All in all, not a fun year to be one of the guys in those ugly blazers.

Had No. 11 Notre Dame not folded up shop for the season, it probably would have faced No. 12 BYU in the Pop-Tarts Bowl, an ACC-affiliated game in Orlando that became a social-media phenomenon the past two years with its irreverent marketing stunts. Nearly 7 million people watched last year’s Iowa State-Miami edition, a modern model by which the bowl business could build attention for its games.

But 105 shocked Notre Dame players who woke up Sunday thinking they’d be competing for a national championship probably weren’t dreaming of eating an edible mascot in front of a half-empty stadium. Many of the Irish’s NFL-bound upperclassmen, like star running back Jeremiyah Love, probably would not have played.

Florida State’s snubbed 13-0 team in 2023 inadvertently became a cautionary tale for this exact scenario, losing 63-3 in the Orange Bowl when it had to face Georgia with its J.V. team. And in today’s day and age, it’s hard to get players excited about $500 worth of bowl gifts when many of them are making much more in NIL deals.

Unlike most of his peers, Notre Dame athletic director Pete Bevacqua, a former NBC executive, hasn’t spent decades getting wined and dined by bowl execs at junkets like the Fiesta Frolic. He might not particularly care that his school just set a precedent for future disappointed Playoff contenders that, if their numbers grow, could lead to a number of decades-old bowls eventually closing up shop.

Many are already living precariously, like the Holiday Bowl, a nearly 50-year-old San Diego institution, which reported $1.4 million in negative net assets on its 2024 tax return. The tourism association that runs the bowl explored moving its 2025 game to Saudi Arabia. Or the ReliaQuest (formerly Outback) Bowl, whose operator, the Tampa Bay Bowl Association, ran a combined deficit of $1.6 million in 2023 and 2024. The bowl used to regularly fill 60,000-plus seats at Raymond James Stadium but drew in the 30,000s in those two seasons.

The majority are still doing quite well, but all of their futures are currently hanging in limbo. All 35 non-CFP bowls’ contracts with their conference partners are up after this season, but they’ve been unable to sign new ones because the commissioners still haven’t agreed whether to expand the Playoff field from 12 to 16.

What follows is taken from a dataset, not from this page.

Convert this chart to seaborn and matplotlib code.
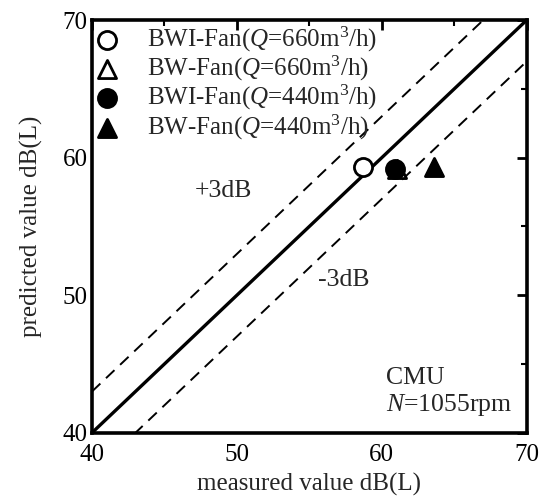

And of course, if and when the CFP gets bigger, the other bowls will become even more marginalized. If the No. 11 team is too distraught to play in the Pop-Tarts Bowl today, good luck convincing teams 17-20 to fill the Citrus Bowl in 2029.

Perhaps this was all inevitable, but that doesn’t make it less sad. In a sport built on quirky traditions that carry on over generations, bowl games were college football’s most celebrated quirk of all. Because there was no official national championship game for the first 129 seasons, getting tapped to play in any bowl, even the Copper Bowl or the Bluebonnet Bowl, was the greatest honor a player could enjoy.

The mystique began fading a bit with the dawn of the BCS in 1998, but even then, the national title game itself was considered a bowl game. The 2007 Oklahoma-Boise State Fiesta Bowl remains one of the most memorable bowl games in history despite having zero national championship ramifications.

Prestige began trending downward in the early 2010s, then accelerated once the Playoff began in 2014. The 12-team CFP was designed in part to restore interest in the New Year’s six games, which now host quarterfinals and semifinals, but fans began clamoring to move those games to campuses right from Year 1.

The bowls aren’t NIT-level irrelevant yet, given how many people actually watch them. They’re fun, they’re synonymous with the holiday season, and you may even get to see a coach get a vat of mayonnaise dumped on his head.

But you can’t have a bowl game without two teams that actually want to play in it.

Perhaps Notre Dame will prove to be a one-off. Or perhaps the Irish just pulled the team-level equivalent of McCaffrey’s trendsetting move nearly a decade ago.

The bowls survived player opt-outs. They will not survive a lack of interested schools.